> **Given data**:
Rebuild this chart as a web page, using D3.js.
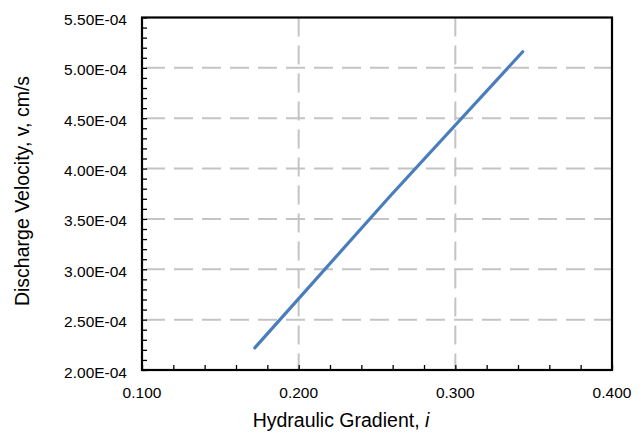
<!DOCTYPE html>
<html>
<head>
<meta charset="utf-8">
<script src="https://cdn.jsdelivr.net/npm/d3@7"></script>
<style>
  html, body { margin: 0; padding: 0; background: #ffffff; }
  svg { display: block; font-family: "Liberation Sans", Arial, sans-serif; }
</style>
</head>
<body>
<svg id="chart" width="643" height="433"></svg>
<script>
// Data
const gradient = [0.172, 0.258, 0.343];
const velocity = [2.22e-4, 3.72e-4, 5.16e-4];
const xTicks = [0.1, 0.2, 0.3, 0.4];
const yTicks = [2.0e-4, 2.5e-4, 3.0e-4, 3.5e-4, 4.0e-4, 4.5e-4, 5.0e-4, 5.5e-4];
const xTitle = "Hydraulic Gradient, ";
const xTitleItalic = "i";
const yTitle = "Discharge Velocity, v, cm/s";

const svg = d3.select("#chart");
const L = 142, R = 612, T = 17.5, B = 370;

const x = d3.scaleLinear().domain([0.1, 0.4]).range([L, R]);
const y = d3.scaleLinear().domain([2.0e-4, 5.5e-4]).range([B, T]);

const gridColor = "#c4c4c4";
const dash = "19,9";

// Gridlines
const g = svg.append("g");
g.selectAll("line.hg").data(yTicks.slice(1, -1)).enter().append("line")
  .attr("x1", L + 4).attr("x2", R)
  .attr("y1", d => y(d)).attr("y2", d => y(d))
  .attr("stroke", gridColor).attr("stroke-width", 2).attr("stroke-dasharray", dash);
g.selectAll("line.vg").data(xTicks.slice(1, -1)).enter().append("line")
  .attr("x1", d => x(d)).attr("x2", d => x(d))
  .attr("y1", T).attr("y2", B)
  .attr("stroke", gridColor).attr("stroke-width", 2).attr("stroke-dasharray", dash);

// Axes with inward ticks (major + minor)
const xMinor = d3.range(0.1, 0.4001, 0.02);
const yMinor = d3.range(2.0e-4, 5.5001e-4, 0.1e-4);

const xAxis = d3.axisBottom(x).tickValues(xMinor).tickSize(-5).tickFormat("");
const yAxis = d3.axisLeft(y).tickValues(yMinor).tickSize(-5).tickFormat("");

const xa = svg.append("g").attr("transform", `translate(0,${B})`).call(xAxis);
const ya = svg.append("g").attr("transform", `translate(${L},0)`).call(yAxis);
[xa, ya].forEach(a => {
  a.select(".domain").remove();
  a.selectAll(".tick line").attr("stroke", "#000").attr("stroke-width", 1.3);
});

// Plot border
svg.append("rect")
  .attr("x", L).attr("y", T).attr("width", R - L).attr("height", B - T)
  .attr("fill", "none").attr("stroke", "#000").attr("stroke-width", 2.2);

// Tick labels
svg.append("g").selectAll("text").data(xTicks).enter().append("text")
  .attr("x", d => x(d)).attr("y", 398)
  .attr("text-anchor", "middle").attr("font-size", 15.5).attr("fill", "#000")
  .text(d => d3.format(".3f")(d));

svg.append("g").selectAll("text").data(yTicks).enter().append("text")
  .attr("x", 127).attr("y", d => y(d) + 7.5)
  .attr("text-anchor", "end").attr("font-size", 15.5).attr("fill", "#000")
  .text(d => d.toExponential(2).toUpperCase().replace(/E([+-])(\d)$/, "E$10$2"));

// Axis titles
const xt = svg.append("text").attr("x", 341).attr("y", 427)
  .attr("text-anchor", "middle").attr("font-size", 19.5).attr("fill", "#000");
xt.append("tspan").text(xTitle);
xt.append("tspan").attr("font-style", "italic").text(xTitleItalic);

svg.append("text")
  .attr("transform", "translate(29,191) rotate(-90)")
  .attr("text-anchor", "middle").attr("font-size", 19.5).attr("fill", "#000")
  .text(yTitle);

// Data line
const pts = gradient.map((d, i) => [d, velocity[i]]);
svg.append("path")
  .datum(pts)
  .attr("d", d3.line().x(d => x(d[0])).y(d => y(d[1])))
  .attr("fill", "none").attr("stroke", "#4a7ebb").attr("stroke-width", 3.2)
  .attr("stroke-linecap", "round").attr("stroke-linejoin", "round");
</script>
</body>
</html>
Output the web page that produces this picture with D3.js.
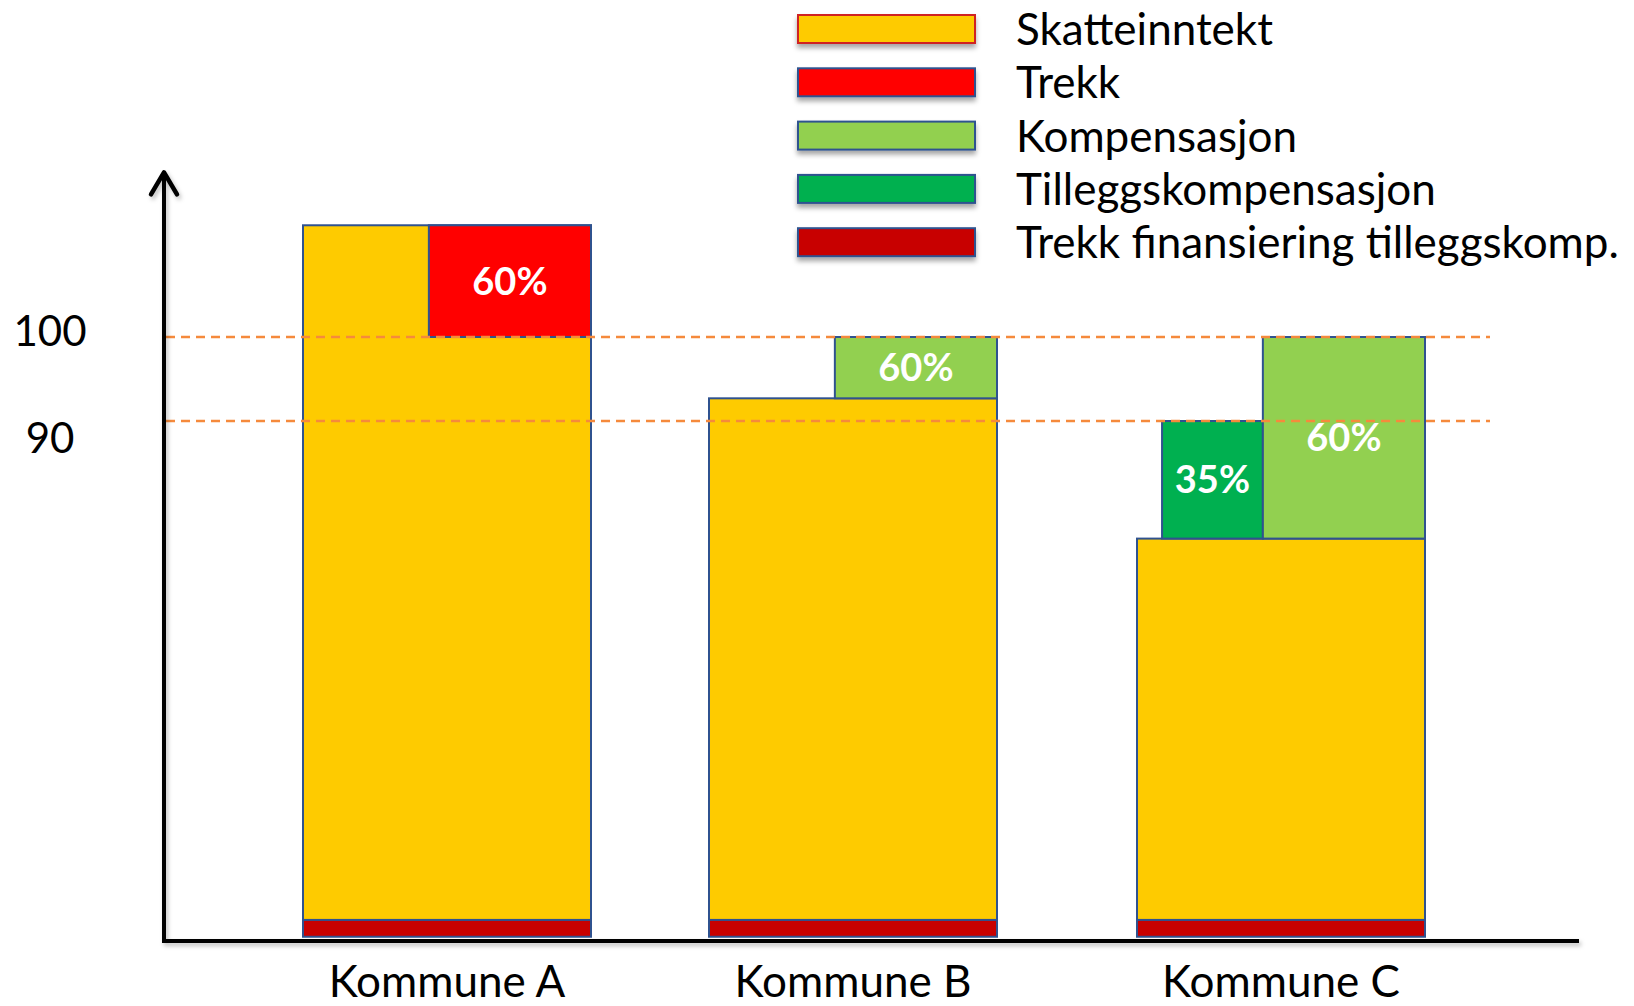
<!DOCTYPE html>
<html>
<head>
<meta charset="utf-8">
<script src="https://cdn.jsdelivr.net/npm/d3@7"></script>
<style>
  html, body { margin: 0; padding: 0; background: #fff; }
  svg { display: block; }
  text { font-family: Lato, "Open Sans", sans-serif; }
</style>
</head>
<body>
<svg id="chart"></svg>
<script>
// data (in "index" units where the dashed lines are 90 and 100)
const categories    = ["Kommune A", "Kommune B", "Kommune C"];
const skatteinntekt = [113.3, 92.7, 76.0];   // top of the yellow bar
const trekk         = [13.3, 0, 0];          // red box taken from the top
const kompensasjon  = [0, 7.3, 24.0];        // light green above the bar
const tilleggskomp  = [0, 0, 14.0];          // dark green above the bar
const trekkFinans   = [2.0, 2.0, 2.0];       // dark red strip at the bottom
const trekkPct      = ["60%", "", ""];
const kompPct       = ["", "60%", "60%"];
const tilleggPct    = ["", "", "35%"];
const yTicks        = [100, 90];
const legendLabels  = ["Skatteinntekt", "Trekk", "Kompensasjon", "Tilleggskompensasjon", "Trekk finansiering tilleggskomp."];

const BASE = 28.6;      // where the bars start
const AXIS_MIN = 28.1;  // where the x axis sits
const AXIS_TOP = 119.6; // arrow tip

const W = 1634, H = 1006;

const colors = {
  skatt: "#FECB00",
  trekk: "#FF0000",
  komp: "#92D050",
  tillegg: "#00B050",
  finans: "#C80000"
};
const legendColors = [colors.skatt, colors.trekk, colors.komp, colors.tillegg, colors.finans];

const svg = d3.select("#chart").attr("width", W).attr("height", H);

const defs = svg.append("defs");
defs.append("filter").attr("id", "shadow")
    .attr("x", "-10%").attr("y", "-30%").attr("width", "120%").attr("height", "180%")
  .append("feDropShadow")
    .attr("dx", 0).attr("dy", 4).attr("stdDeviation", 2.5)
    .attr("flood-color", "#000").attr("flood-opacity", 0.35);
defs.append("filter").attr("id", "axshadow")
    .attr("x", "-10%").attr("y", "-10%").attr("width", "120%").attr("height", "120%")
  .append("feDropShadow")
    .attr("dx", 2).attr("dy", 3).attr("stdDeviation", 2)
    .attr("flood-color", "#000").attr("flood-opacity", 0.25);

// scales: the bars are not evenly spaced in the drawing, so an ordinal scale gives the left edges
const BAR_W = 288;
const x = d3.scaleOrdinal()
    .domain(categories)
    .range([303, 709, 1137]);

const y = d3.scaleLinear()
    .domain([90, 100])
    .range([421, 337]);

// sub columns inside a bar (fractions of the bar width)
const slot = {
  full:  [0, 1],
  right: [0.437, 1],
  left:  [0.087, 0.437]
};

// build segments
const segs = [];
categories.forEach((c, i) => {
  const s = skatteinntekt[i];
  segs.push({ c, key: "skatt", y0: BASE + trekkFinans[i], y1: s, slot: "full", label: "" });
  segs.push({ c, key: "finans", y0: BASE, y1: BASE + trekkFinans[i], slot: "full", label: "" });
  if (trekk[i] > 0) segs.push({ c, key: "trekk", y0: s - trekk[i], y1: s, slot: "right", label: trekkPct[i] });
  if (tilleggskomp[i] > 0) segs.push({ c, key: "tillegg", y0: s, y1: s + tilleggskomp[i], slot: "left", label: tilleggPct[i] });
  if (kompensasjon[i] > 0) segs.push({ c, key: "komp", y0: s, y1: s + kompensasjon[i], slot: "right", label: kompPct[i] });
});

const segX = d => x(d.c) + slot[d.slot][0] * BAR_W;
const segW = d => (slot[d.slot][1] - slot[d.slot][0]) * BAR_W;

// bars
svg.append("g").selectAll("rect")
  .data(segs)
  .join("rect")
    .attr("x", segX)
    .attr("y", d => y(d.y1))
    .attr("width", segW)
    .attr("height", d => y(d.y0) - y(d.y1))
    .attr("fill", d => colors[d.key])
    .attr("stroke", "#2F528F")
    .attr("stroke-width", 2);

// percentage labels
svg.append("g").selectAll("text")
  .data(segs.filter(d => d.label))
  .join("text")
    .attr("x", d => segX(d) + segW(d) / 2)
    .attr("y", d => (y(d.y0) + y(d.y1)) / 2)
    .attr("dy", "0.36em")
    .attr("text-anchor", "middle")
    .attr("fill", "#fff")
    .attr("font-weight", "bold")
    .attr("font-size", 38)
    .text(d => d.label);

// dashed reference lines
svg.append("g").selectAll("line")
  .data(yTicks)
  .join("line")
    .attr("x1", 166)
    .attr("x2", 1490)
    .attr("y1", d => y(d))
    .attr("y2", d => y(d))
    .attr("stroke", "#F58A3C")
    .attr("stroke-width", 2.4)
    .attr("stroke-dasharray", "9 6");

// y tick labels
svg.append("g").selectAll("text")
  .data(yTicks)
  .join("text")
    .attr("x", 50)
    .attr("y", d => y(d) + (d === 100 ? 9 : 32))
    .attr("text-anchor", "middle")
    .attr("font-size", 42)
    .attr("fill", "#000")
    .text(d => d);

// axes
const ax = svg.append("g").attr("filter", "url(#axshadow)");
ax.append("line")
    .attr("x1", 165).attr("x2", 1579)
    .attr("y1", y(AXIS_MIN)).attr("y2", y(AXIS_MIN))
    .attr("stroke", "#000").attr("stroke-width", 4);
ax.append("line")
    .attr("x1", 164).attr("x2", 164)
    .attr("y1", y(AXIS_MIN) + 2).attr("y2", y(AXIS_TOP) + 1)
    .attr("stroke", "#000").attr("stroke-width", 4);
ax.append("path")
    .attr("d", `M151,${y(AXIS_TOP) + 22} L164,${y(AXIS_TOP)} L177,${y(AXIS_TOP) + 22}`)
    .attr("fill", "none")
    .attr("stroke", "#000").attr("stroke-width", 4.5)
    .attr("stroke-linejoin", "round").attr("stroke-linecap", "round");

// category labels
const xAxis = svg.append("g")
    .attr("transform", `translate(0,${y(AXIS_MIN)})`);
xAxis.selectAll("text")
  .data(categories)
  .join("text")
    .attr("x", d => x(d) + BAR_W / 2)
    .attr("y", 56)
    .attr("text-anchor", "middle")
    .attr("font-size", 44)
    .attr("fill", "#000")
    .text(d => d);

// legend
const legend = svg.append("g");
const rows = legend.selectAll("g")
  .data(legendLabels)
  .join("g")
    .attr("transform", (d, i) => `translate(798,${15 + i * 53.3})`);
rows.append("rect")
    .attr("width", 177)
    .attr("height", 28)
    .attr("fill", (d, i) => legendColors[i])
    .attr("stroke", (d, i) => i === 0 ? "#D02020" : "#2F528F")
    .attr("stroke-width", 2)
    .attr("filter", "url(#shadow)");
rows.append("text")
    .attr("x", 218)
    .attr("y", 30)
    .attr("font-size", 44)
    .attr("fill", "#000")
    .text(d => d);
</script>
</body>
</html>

> **Task directions**:
Every line from the top of the material above through the line with "d3.scaleLinear().domain([2.0e-4, 5.5e-4]).range([B, T]);" should be duplicated exactly, please; leave out the pictures.

> **Result for this exercise**:
Rebuild this chart as a web page, using D3.js.
<!DOCTYPE html>
<html>
<head>
<meta charset="utf-8">
<script src="https://cdn.jsdelivr.net/npm/d3@7"></script>
<style>
  html, body { margin: 0; padding: 0; background: #ffffff; }
  svg { display: block; font-family: "Liberation Sans", Arial, sans-serif; }
</style>
</head>
<body>
<svg id="chart" width="643" height="433"></svg>
<script>
// Data
const gradient = [0.172, 0.258, 0.343];
const velocity = [2.22e-4, 3.72e-4, 5.16e-4];
const xTicks = [0.1, 0.2, 0.3, 0.4];
const yTicks = [2.0e-4, 2.5e-4, 3.0e-4, 3.5e-4, 4.0e-4, 4.5e-4, 5.0e-4, 5.5e-4];
const xTitle = "Hydraulic Gradient, ";
const xTitleItalic = "i";
const yTitle = "Discharge Velocity, v, cm/s";

const svg = d3.select("#chart");
const L = 142, R = 612, T = 17.5, B = 370;

const x = d3.scaleLinear().domain([0.1, 0.4]).range([L, R]);
const y = d3.scaleLinear().domain([2.0e-4, 5.5e-4]).range([B, T]);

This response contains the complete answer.